Rhinopneumonitis is caused by equine herpes virus which almost all horses acquire during the first months of life. Once the horse is infected, the virus hibernates in the lymph nodes of the respiratory system where it lives throughout the horse’s life. The horse’s immune system keeps the virus in check. When the immune system is compromised the virus is released resulting in inflammation of the mucus lining in nasal cavities and lungs. The disease is rarely fatal, but can reoccur. Equine influenza is easily transmitted from horse to horse and has a short incubation time of 1 to 5 days. The symptoms are fever, hacking cough, runny nose and reluctance to eat or drink. The horse usually recovers within 2 to 3 weeks. The Flu Rhino shot vaccinates for both diseases.
I watched Dr. Wilcox carefully inject Socks with vaccine. He administered the first shots into the horse’s chest muscles. Through movement and exercise, the horse would eliminate whatever stiffness occurred as a result of the shot. He finished with Socks and moved on to Shadow.

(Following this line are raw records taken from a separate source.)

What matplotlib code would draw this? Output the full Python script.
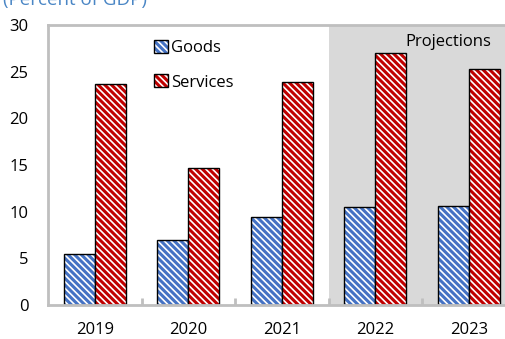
import numpy as np
import matplotlib.pyplot as plt
from matplotlib.patches import Patch

plt.rcParams['font.family'] = ['Open Sans', 'DejaVu Sans']
plt.rcParams['hatch.linewidth'] = 2.2

years = ['2019', '2020', '2021', '2022', '2023']
goods = [5.5, 7.0, 9.4, 10.5, 10.6]
services = [23.7, 14.7, 23.9, 27.0, 25.3]

blue = (0x44 / 255, 0x72 / 255, 0xC4 / 255, 1)
red = (0xC0 / 255, 0, 0, 1)
grey = '#BFBFBF'
hatch = '\\' * 5

fig = plt.figure(figsize=(5.05, 3.39), dpi=100)
ax = fig.add_axes([48 / 505, 34 / 339, 457 / 505, 280 / 339])

x = np.arange(len(years))
w = 0.33

# shaded projections area
ax.axvspan(2.5, 5, color='#D9D9D9', zorder=0, lw=0)

bars_g = ax.bar(x - w / 2, goods, w, facecolor='white', edgecolor='black', linewidth=1,
                hatch=hatch, zorder=2)
for b in bars_g:
    b._hatch_color = blue
bars_s = ax.bar(x + w / 2, services, w, facecolor='white', edgecolor='black', linewidth=1,
                hatch=hatch, zorder=2)
for b in bars_s:
    b._hatch_color = red

ax.set_xlim(-0.5, -0.5 + 457 / 93.5)
ax.set_ylim(0, 30)
ax.set_yticks(range(0, 31, 5))
ax.set_xticks(x)
ax.set_xticklabels(years)
ax.set_xticks(np.arange(0.5, 4, 1), minor=True)
ax.tick_params(axis='x', which='major', length=0, pad=12, labelsize=12)
ax.tick_params(axis='x', which='minor', direction='in', length=5, color=grey, width=2)
ax.tick_params(axis='y', length=0, pad=14, labelsize=12)

for s in ['left', 'bottom', 'top']:
    ax.spines[s].set_color(grey)
    ax.spines[s].set_linewidth(2)
ax.spines['right'].set_visible(False)

ax.text(4.24, 28.2, 'Projections', ha='right', va='center', fontsize=12)

h1 = Patch(facecolor='white', edgecolor='black', hatch=hatch)
h1._hatch_color = blue
h2 = Patch(facecolor='white', edgecolor='black', hatch=hatch)
h2._hatch_color = red
ax.legend([h1, h2], ['Goods', 'Services'], loc='upper left', bbox_to_anchor=(0.2, 1.0),
          frameon=False, fontsize=12, handlelength=0.8, handleheight=0.8,
          handletextpad=0.2, labelspacing=1.1)

fig.text(0.005, 1.0, '(Percent of GDP)', color='#4A86C5', fontsize=13.5, ha='left', va='center')

fig.savefig('out.png', dpi=100)
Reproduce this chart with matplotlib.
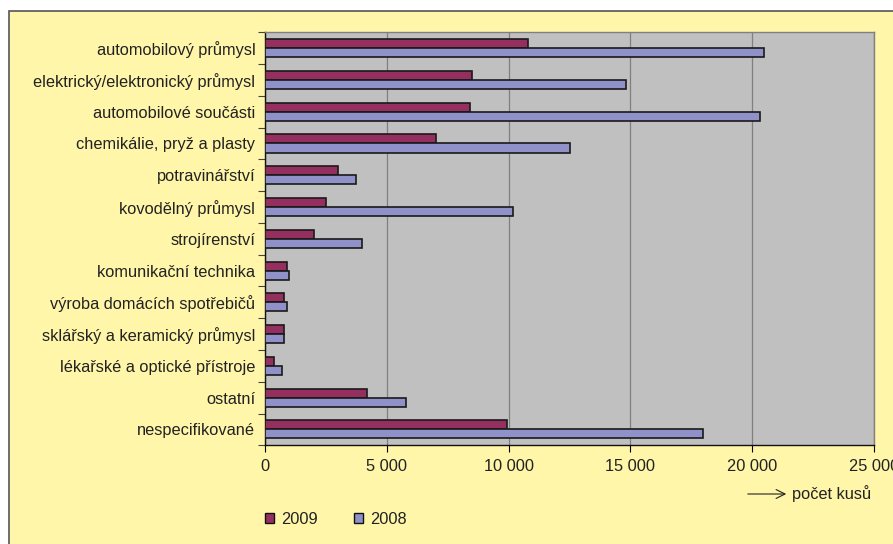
import numpy as np
import matplotlib
matplotlib.use("Agg")
import matplotlib.pyplot as plt
import matplotlib.ticker as ticker
from matplotlib.patches import Rectangle, Patch

categories = [
    "automobilový průmysl",
    "elektrický/elektronický průmysl",
    "automobilové součásti",
    "chemikálie, pryž a plasty",
    "potravinářství",
    "kovodělný průmysl",
    "strojírenství",
    "komunikační technika",
    "výroba domácích spotřebičů",
    "sklářský a keramický průmysl",
    "lékařské a optické přístroje",
    "ostatní",
    "nespecifikované",
]
values_2009 = [10800, 8500, 8400, 7000, 3000, 2500, 2000, 900, 760, 760, 350, 4200, 9950]
values_2008 = [20500, 14800, 20300, 12500, 3750, 10200, 4000, 1000, 900, 800, 700, 5800, 18000]
x_ticks = [0, 5000, 10000, 15000, 20000, 25000]

YELLOW = "#FFF6A9"
COL_2009 = "#952F5F"
COL_2008 = "#9191C9"
FS = 11.8


def thousands(x, p):
    return f"{x:,.0f}".replace(",", " ")


def main():
    plt.rcParams["font.family"] = ["Liberation Sans", "DejaVu Sans"]
    fig = plt.figure(figsize=(8.93, 5.44), dpi=100)
    fig.patch.set_facecolor("white")

    # yellow chart frame
    frame = Rectangle((9 / 893, -0.05), 1.2, 0.05 + (544 - 11) / 544,
                      transform=fig.transFigure, facecolor=YELLOW,
                      edgecolor="#555555", linewidth=1.2, zorder=-10)
    fig.patches.append(frame)

    ax = fig.add_axes([265 / 893, (544 - 445.3) / 544, 609 / 893, 413 / 544])
    ax.set_facecolor("#C0C0C0")

    pos = np.arange(len(categories))
    h = 0.285
    ax.barh(pos - h / 2, values_2009, height=h, color=COL_2009,
            edgecolor="#1a1a1a", linewidth=1.2, zorder=3, label="2009")
    ax.barh(pos + h / 2, values_2008, height=h, color=COL_2008,
            edgecolor="#1a1a1a", linewidth=1.2, zorder=3, label="2008")

    ax.set_ylim(len(categories) - 0.5, -0.5)
    ax.set_xlim(0, 25000)
    ax.set_yticks(pos)
    ax.set_yticklabels(categories, fontsize=FS, color="#222222")
    ax.yaxis.set_minor_locator(ticker.FixedLocator(np.arange(-0.5, len(categories), 1)))
    ax.tick_params(axis="y", which="major", length=0, pad=7)
    ax.tick_params(axis="y", which="minor", length=5, width=0.8, color="#444444")

    ax.set_xticks(x_ticks)
    ax.xaxis.set_major_formatter(ticker.FuncFormatter(thousands))
    ax.tick_params(axis="x", length=5, width=0.8, labelsize=FS,
                   labelcolor="#222222", pad=5)
    ax.grid(axis="x", color="#808080", linewidth=0.9, zorder=1)
    ax.set_axisbelow(True)

    for side in ["top", "right"]:
        ax.spines[side].set_color("#808080")
        ax.spines[side].set_linewidth(1.0)
    for side in ["left", "bottom"]:
        ax.spines[side].set_color("#111111")
        ax.spines[side].set_linewidth(1.0)

    # axis unit with arrow
    fig.text(792 / 893, (544 - 494) / 544, "počet kusů", fontsize=FS,
             color="#222222", va="center", ha="left")
    ax.annotate("", xy=(789 / 893, (544 - 494) / 544), xytext=(745 / 893, (544 - 494) / 544),
                xycoords="figure fraction", textcoords="figure fraction",
                arrowprops=dict(arrowstyle="->", color="#222222", lw=0.8,
                                mutation_scale=16))

    handles = [Patch(facecolor=COL_2009, edgecolor="#111111", label="2009"),
               Patch(facecolor=COL_2008, edgecolor="#111111", label="2008")]
    fig.legend(handles=handles, loc="center left",
               bbox_to_anchor=(265 / 893, (544 - 519) / 544), ncol=2,
               frameon=False, fontsize=FS, handlelength=0.55, handleheight=0.55,
               handletextpad=0.45, columnspacing=2.2, borderpad=0,
               borderaxespad=0, labelcolor="#222222")

    fig.savefig("out.png", dpi=100)


if __name__ == "__main__":
    main()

“Is rabies common in horses?” I asked.
“I haven’t seen a case; most horses receive the vaccine for rabies. Many years ago, before I became a vet there was a case of a raccoon biting a horse. The horse was given a booster shot just to be on the safe side and was fine,” replied Dr. Wilcox.
“Why did you choose to become a vet,” I asked.
“I became a vet in 2005, basically following in my father’s footsteps. Before I became a vet, I helped my Dad out on farm calls. When he retired, I took over his practice,” replied Dr. Wilcox.
Dr. James G. Wilcox graduated from the University of Pennsylvania vet school in 1968 and attended a yearlong internship there. Dr. Keeler, the local vet who lived just up the street from James, unexpectedly passed away. James returned to East Smithfield to fill the need for a vet in the area. He purchased equipment, supplies and rented Dr. Keeler’s old office. In 1980, he moved and worked out of his garage until 1988 when he purchased land and built the Laurel Hill Clinic. His son, Andy, helped by assisting with farm calls. As the years passed he hired other vets to work in the practice. James witnessed a change in the community as small farms were sold and dairy herds deceased in number. When he started his practice, approximately 90% of his clients were dairy farmers. Currently, that number has dropped to about 30%. Conversely, his small animal practice has increased. Dr. Andy Wilcox joined the practice in 2005 when he graduated from the University of Pennsylvania vet school. Dr. James Wilcox retired and left the practice to his son.Laurel Hill Veternary Services cares for all types of animals; primarily cows, horses,dogs and cats.
“So where do you go from here?” I asked.
“I have other farm calls, mostly dairy farms. There are 2 other vets at the clinic. We rotate between farm calls and staying at the clinic to help small animal owners with their dogs and cats. I’m usually on the road 2 to 3 days a week. I travel in about a 50 mile radius of the clinic,” replied Dr. Wilcox.
The late morning sky remained grey. Donna turned Socks out to pasture and returned to work. The temperature began to warm as the clock ticked passed 10:00. Ann and I watched Dr. Wilcox pull his truck out of the driveway and head into the countryside to treat other horses and cows.